Well that is the end of The Impossibly Big Sketch Show and what a fantastic time it was. I have made some great friends and finally found the trigger to pull these creative thoughts I have had firing round my head all these years out into the open. Over the last five days including today, I have performed three times in front of a paying audience, am about to have a film premiered at the Arc in Stockton-on-Tees alongside a film I am in!
A number of years ago I would hide behind anything rather than put my work out there. I had the dreaded fear of rejection. If my work is not out there then how can it be rejected? Elton John recently said (hang on, stick with me) no he didn’t say that bracketed bit, although he might have done, anyway moving on, he said that only when you complete a piece of work is it truly yours because one it has been released you no longer own it (or words to that effect!). This sums up my quandary. I like what I have written so want to share it with others, but what if they do not like it. How will that make me feel? Who cares? Me, I care. However, without the feedback I cannot develop and instead hide behind work that can be vastly improved. Therefore, one day I decided to go for it and sent of a story that was published.
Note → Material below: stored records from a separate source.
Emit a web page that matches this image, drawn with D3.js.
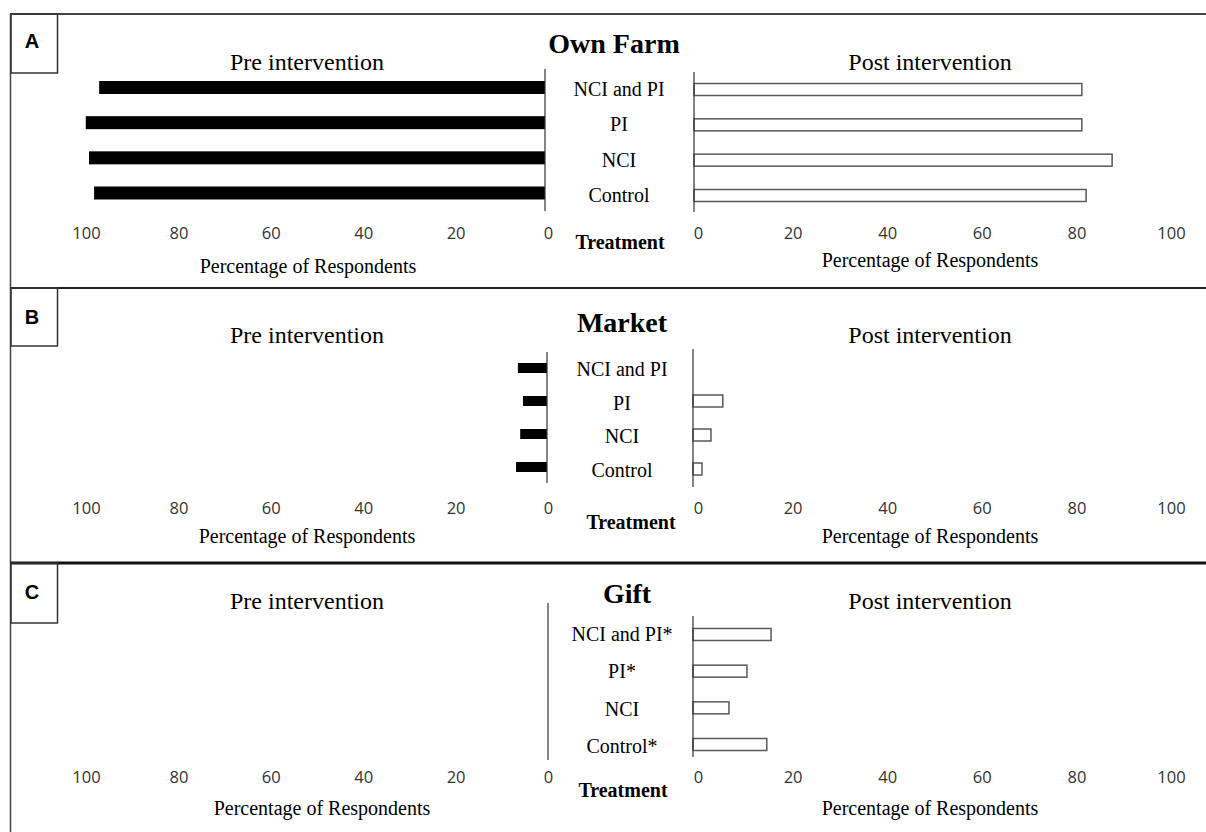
<!DOCTYPE html>
<html>
<head>
<meta charset="utf-8">
<script src="https://cdn.jsdelivr.net/npm/d3@7"></script>
<style>
  html, body { margin: 0; padding: 0; background: #fff; }
  svg { display: block; }
  .serif { font-family: "Liberation Serif", "Times New Roman", serif; fill: #000; }
  .tick text { font-family: "Open Sans", "Liberation Sans", sans-serif; fill: #333; }
</style>
</head>
<body>
<svg id="chart" width="1206" height="832"></svg>
<script>
// Treatment groups, top to bottom
const categories = ["NCI and PI", "PI", "NCI", "Control"];
// Gift groups flagged with * (significant change)
const giftLabels = ["NCI and PI*", "PI*", "NCI", "Control*"];
const panelTitles = ["Own Farm", "Market", "Gift"];
const panelLetters = ["A", "B", "C"];
const axisTicks = [0, 20, 40, 60, 80, 100];

// Percentage of respondents per treatment
const ownFarmPre  = [96.5, 99.4, 98.7, 97.6];
const ownFarmPost = [82.0, 82.0, 88.4, 82.9];
const marketPre   = [6.3, 5.2, 5.8, 6.7];
const marketPost  = [0, 6.3, 3.8, 1.9];
const giftPre     = [0, 0, 0, 0];
const giftPost    = [16.5, 11.4, 7.6, 15.6];

const preSeries  = [ownFarmPre, marketPre, giftPre];
const postSeries = [ownFarmPost, marketPost, giftPost];
const labelSets  = [categories, categories, giftLabels];

// Geometry of each panel
const layout = [
  { top: 14, boxBottom: 73, letterY: 41, titleX: 614, titleY: 43, subY: 62,
    lAxisX: 545, lAxisY: [69, 211], rAxisX: 694, rAxisY: [72, 212],
    lBars: [87.5, 193], rBars: [89.5, 195.5], lBarH: 13, rBarH: 12,
    labX: 619, labY: [89, 195], tickY: 233, treatX: 620, treatY: 242,
    pctL: [308, 266], pctR: [930, 260] },
  { top: 288, boxBottom: 346, letterY: 317, titleX: 622, titleY: 322, subY: 335,
    lAxisX: 547, lAxisY: [352, 483], rAxisX: 693, rAxisY: [349, 487],
    lBars: [368, 467], rBars: [367, 469], lBarH: 10, rBarH: 12,
    labX: 622, labY: [369, 470], tickY: 508, treatX: 631, treatY: 522,
    pctL: [307, 536], pctR: [930, 536] },
  { top: 563, boxBottom: 623, letterY: 592, titleX: 627, titleY: 593, subY: 601,
    lAxisX: 548, lAxisY: [603, 760], rAxisX: 693, rAxisY: [616, 757],
    lBars: [620, 745], rBars: [634.5, 744.5], lBarH: 13, rBarH: 12,
    labX: 622, labY: [634, 746], tickY: 777, treatX: 623, treatY: 790,
    pctL: [322, 808], pctR: [930, 808] }
];

const svg = d3.select("#chart");

// Outer frame: left and top rules plus panel separators
svg.append("line").attr("x1", 10.5).attr("x2", 10.5).attr("y1", 14).attr("y2", 832)
  .attr("stroke", "#444").attr("stroke-width", 1.5);
svg.append("line").attr("x1", 10).attr("x2", 1206).attr("y1", 14).attr("y2", 14)
  .attr("stroke", "#444").attr("stroke-width", 2);
svg.append("line").attr("x1", 10).attr("x2", 1206).attr("y1", 288).attr("y2", 288)
  .attr("stroke", "#222").attr("stroke-width", 2);
svg.append("line").attr("x1", 10).attr("x2", 1206).attr("y1", 563).attr("y2", 563)
  .attr("stroke", "#111").attr("stroke-width", 3);

// Shared tick-label scales
const leftTickScale = d3.scaleLinear().domain([0, 100]).range([548, 86]);
const rightTickScale = d3.scaleLinear().domain([0, 100]).range([698, 1171]);

layout.forEach((L, i) => {
  const g = svg.append("g");

  // Panel letter box
  g.append("rect").attr("x", 11).attr("y", L.top).attr("width", 46.5)
    .attr("height", L.boxBottom - L.top)
    .attr("fill", "none").attr("stroke", "#333").attr("stroke-width", 1.5);
  g.append("text").attr("x", 32).attr("y", L.letterY)
    .attr("text-anchor", "middle").attr("dominant-baseline", "central")
    .style("font-family", "'Liberation Sans', Arial, sans-serif")
    .style("font-weight", "bold").style("font-size", "20px")
    .text(panelLetters[i]);

  // Titles
  g.append("text").attr("class", "serif").attr("x", L.titleX).attr("y", L.titleY)
    .attr("text-anchor", "middle").attr("dominant-baseline", "central")
    .style("font-weight", "bold").style("font-size", "28px").text(panelTitles[i]);
  g.append("text").attr("class", "serif").attr("x", 307).attr("y", L.subY)
    .attr("text-anchor", "middle").attr("dominant-baseline", "central")
    .style("font-size", "24px").text("Pre intervention");
  g.append("text").attr("class", "serif").attr("x", 930).attr("y", L.subY)
    .attr("text-anchor", "middle").attr("dominant-baseline", "central")
    .style("font-size", "24px").text("Post intervention");

  // Value scales (pre grows leftwards, post rightwards)
  const xPre = d3.scaleLinear().domain([0, 100]).range([L.lAxisX, L.lAxisX - 462]);
  const xPost = d3.scaleLinear().domain([0, 100]).range([L.rAxisX, L.rAxisX + 473]);
  const yPre = d3.scalePoint().domain(categories).range(L.lBars);
  const yPost = d3.scalePoint().domain(categories).range(L.rBars);
  const yLab = d3.scalePoint().domain(labelSets[i]).range(L.labY);

  const pre = categories.map((c, k) => ({ c, v: preSeries[i][k] })).filter(d => d.v > 0);
  const post = categories.map((c, k) => ({ c, v: postSeries[i][k] })).filter(d => d.v > 0);

  g.selectAll(".pre").data(pre).join("rect").attr("class", "pre")
    .attr("x", d => xPre(d.v)).attr("width", d => xPre(0) - xPre(d.v))
    .attr("y", d => yPre(d.c) - L.lBarH / 2).attr("height", L.lBarH)
    .attr("fill", "#000");

  g.selectAll(".post").data(post).join("rect").attr("class", "post")
    .attr("x", d => xPost(0)).attr("width", d => xPost(d.v) - xPost(0))
    .attr("y", d => yPost(d.c) - L.rBarH / 2).attr("height", L.rBarH)
    .attr("fill", "#fff").attr("stroke", "#5a5a5a").attr("stroke-width", 1.5);

  // Vertical zero lines
  g.append("line").attr("x1", L.lAxisX).attr("x2", L.lAxisX)
    .attr("y1", L.lAxisY[0]).attr("y2", L.lAxisY[1])
    .attr("stroke", "#333").attr("stroke-width", 1.2);
  g.append("line").attr("x1", L.rAxisX).attr("x2", L.rAxisX)
    .attr("y1", L.rAxisY[0]).attr("y2", L.rAxisY[1])
    .attr("stroke", "#333").attr("stroke-width", 1.2);

  // Treatment labels
  g.selectAll(".cat").data(labelSets[i]).join("text").attr("class", "serif cat")
    .attr("x", L.labX).attr("y", d => yLab(d))
    .attr("text-anchor", "middle").attr("dominant-baseline", "central")
    .style("font-size", "20px").text(d => d);

  // Tick labels
  const axL = g.append("g").attr("transform", `translate(0,${L.tickY})`)
    .call(d3.axisBottom(leftTickScale).tickValues(axisTicks).tickSize(0).tickPadding(0));
  const axR = g.append("g").attr("transform", `translate(0,${L.tickY})`)
    .call(d3.axisBottom(rightTickScale).tickValues(axisTicks).tickSize(0).tickPadding(0));
  [axL, axR].forEach(ax => {
    ax.select(".domain").remove();
    ax.selectAll(".tick text").attr("y", 0).attr("dy", "0.35em")
      .style("font-size", "16.5px");
  });

  g.append("text").attr("class", "serif").attr("x", L.treatX).attr("y", L.treatY)
    .attr("text-anchor", "middle").attr("dominant-baseline", "central")
    .style("font-weight", "bold").style("font-size", "20px").text("Treatment");

  g.append("text").attr("class", "serif").attr("x", L.pctL[0]).attr("y", L.pctL[1])
    .attr("text-anchor", "middle").attr("dominant-baseline", "central")
    .style("font-size", "20px").text("Percentage of Respondents");
  g.append("text").attr("class", "serif").attr("x", L.pctR[0]).attr("y", L.pctR[1])
    .attr("text-anchor", "middle").attr("dominant-baseline", "central")
    .style("font-size", "20px").text("Percentage of Respondents");
});
</script>
</body>
</html>
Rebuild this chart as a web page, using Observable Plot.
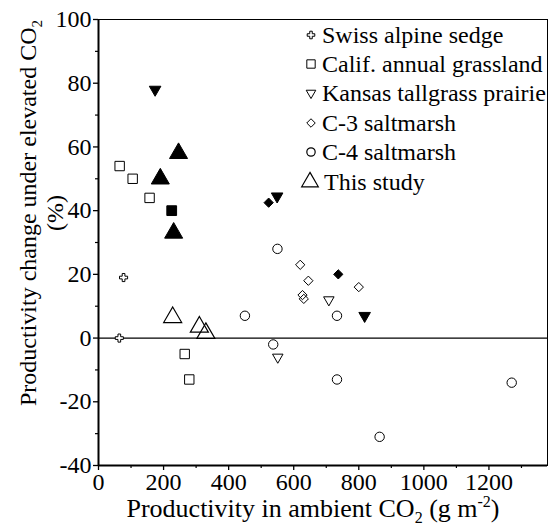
<!DOCTYPE html>
<html><head><meta charset="utf-8">
<script src="https://cdn.jsdelivr.net/npm/d3@7"></script>
<script src="https://cdn.jsdelivr.net/npm/@observablehq/plot@0.6"></script>
<style>
html,body{margin:0;padding:0;background:#fff;}
#chart{width:550px;height:530px;}
</style></head><body><div id="chart"></div>
<script>
// ---- data (x: productivity in ambient CO2, g m-2; y: % change under elevated CO2)
const swissX = [77, 64];
const swissY = [19, 0];
const califOpenX = [65, 105, 157, 265, 279];
const califOpenY = [54, 50, 44, -5, -13];
const califFilledX = [225];
const califFilledY = [40];
const kansasOpenX = [708, 551];
const kansasOpenY = [12, -6];
const kansasFilledX = [174, 549, 818];
const kansasFilledY = [78, 44.5, 7];
const c3OpenX = [620, 645, 627, 631, 800];
const c3OpenY = [23, 18, 13.5, 12.3, 16];
const c3FilledX = [523, 737];
const c3FilledY = [42.5, 20];
const c4OpenX = [450, 550, 733, 537, 733, 864, 1270];
const c4OpenY = [7, 28, 7, -2, -13, -31, -14];
const studyFilledX = [190, 246, 231];
const studyFilledY = [50, 58, 33];
const studyOpenX = [228, 310, 330];
const studyOpenY = [6.5, 3.5, 1.5];

const legendLabels = ["Swiss alpine sedge", "Calif. annual grassland", "Kansas tallgrass prairie", "C-3 saltmarsh", "C-4 saltmarsh", "This study"];
const xTicks = [0, 200, 400, 600, 800, 1000, 1200];
const xMinor = [100, 300, 500, 700, 900, 1100, 1300];
const yTicks = [-40, -20, 0, 20, 40, 60, 80, 100];
const yMinor = [-30, -10, 10, 30, 50, 70, 90];

// ---- symbols
const triDown = {draw(ctx, size) {
  const y = -Math.sqrt(size / (Math.sqrt(3) * 3));
  ctx.moveTo(0, -2 * y);
  ctx.lineTo(-Math.sqrt(3) * y, y);
  ctx.lineTo(Math.sqrt(3) * y, y);
  ctx.closePath();
}};
const diam = {draw(ctx, size) {
  const d = Math.sqrt(size / 2);
  ctx.moveTo(0, -d); ctx.lineTo(d, 0); ctx.lineTo(0, d); ctx.lineTo(-d, 0); ctx.closePath();
}};

const pts = (xs, ys) => xs.map((x, i) => ({x, y: ys[i]}));
const FONT = "Liberation Serif";

const plot = Plot.plot({
  width: 550, height: 530,
  marginLeft: 98, marginRight: 3, marginTop: 19, marginBottom: 65,
  style: {fontFamily: FONT, fontSize: "24px", background: "#fff", color: "#000"},
  x: {domain: [0, 1380], label: null},
  y: {domain: [-40, 100], label: null},
  marks: [
    Plot.frame({stroke: "#000", strokeWidth: 1}),
    Plot.ruleX([0], {stroke: "#000", strokeWidth: 2}),
    Plot.ruleY([-40], {stroke: "#000", strokeWidth: 2}),
    Plot.ruleY([0], {stroke: "#000", strokeWidth: 1.3}),
    Plot.axisX(xTicks, {tickSize: 5, tickPadding: 2, tickFormat: d => String(d), fontSize: 24, fontFamily: FONT, strokeWidth: 1.3}),
    Plot.axisX(xMinor, {tickSize: 3, tickFormat: () => "", strokeWidth: 1.2}),
    Plot.axisY(yTicks, {tickSize: 5, tickPadding: 2, tickFormat: d => String(d), fontSize: 24, fontFamily: FONT, strokeWidth: 1.3}),
    Plot.axisY(yMinor, {tickSize: 3, tickFormat: () => "", strokeWidth: 1.2}),
    Plot.dot(pts(swissX, swissY), {x: "x", y: "y", symbol: "cross", r: 3.4, stroke: "#000", fill: "#fff", strokeWidth: 1}),
    Plot.dot(pts(califOpenX, califOpenY), {x: "x", y: "y", symbol: "square", r: 5.3, stroke: "#000", fill: "none", strokeWidth: 1}),
    Plot.dot(pts(califFilledX, califFilledY), {x: "x", y: "y", symbol: "square", r: 5.5, fill: "#000", stroke: "#000", strokeWidth: 1}),
    Plot.dot(pts(kansasOpenX, kansasOpenY), {x: "x", y: "y", symbol: triDown, r: 3.9, stroke: "#000", fill: "none", strokeWidth: 1}),
    Plot.dot(pts(kansasFilledX, kansasFilledY), {x: "x", y: "y", symbol: triDown, r: 4.3, fill: "#000", stroke: "#000", strokeWidth: 1}),
    Plot.dot(pts(c3OpenX, c3OpenY), {x: "x", y: "y", symbol: diam, r: 3.7, stroke: "#000", fill: "none", strokeWidth: 1}),
    Plot.dot(pts(c3FilledX, c3FilledY), {x: "x", y: "y", symbol: diam, r: 3.7, fill: "#000", stroke: "#000", strokeWidth: 1}),
    Plot.dot(pts(c4OpenX, c4OpenY), {x: "x", y: "y", symbol: "circle", r: 4.7, stroke: "#000", fill: "none", strokeWidth: 1}),
    Plot.dot(pts(studyFilledX, studyFilledY), {x: "x", y: "y", symbol: "triangle", r: 6.7, fill: "#000", stroke: "#000", strokeWidth: 1}),
    Plot.dot(pts(studyOpenX, studyOpenY), {x: "x", y: "y", symbol: "triangle", r: 6.7, stroke: "#000", fill: "none", strokeWidth: 1.2})
  ]
});
document.getElementById("chart").appendChild(plot);

const svg = d3.select(plot);
// ---- legend
const legendSymbols = [
  {type: d3.symbolCross, size: 32, sw: 1},
  {type: d3.symbolSquare, size: 70, sw: 1},
  {type: triDown, size: 40, sw: 1},
  {type: diam, size: 36, sw: 1},
  {type: d3.symbolCircle, size: 55, sw: 1.2},
  {type: d3.symbolTriangle, size: 120, sw: 1.2}
];
const rowY = [35, 64, 93, 123, 152, 182];
const lg = svg.append("g");
legendLabels.forEach((lab, i) => {
  const s = legendSymbols[i];
  const sx = i === 5 ? 310 : 311;
  lg.append("path").attr("d", d3.symbol().type(s.type).size(s.size)())
    .attr("transform", `translate(${sx},${rowY[i]})`)
    .attr("fill", "#fff").attr("stroke", "#000").attr("stroke-width", s.sw);
  lg.append("text").attr("x", i === 5 ? 324 : 322).attr("y", rowY[i])
    .attr("dy", "0.35em").attr("text-anchor", "start").attr("font-size", 24).attr("fill", "#000").text(lab);
});

// ---- axis titles
const xt = svg.append("text").attr("x", 313).attr("y", 517).attr("text-anchor", "middle")
  .attr("font-size", 26).attr("fill", "#000");
xt.append("tspan").text("Productivity in ambient CO");
xt.append("tspan").attr("font-size", 16).attr("dy", 6).text("2");
xt.append("tspan").attr("dy", -6).text(" (g m");
xt.append("tspan").attr("font-size", 16).attr("dy", -10).text("-2");
xt.append("tspan").attr("dy", 10).text(")");

const yt = svg.append("text").attr("transform", "translate(36,213) rotate(-90)").attr("text-anchor", "middle")
  .attr("font-size", 24).attr("fill", "#000");
yt.append("tspan").text("Productivity change under elevated CO");
yt.append("tspan").attr("font-size", 15).attr("dy", 6).text("2");
svg.append("text").attr("transform", "translate(63,213) rotate(-90)").attr("text-anchor", "middle")
  .attr("font-size", 24).attr("fill", "#000").text("(%)");

svg.selectAll("text").style("font-family", '"Liberation Serif", "Times New Roman", serif');
</script></body></html>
With these new release and self-confidence that I can make it as I writer, I submitted more short stories. Sure enough, they bombed. I got to the second round on one and ranked nowhere on the others. So what did I do? Retired back into my shell where I felt I belong.
Upon reflection, I can see that I did have legitimate reasons for not being able to give my work the time and attention it needs. With this in mind, I now plan and keep deadlines realistic. I consider the dedication and strike when the motivation is high. Even the greats had to start somewhere. This is my somewhere.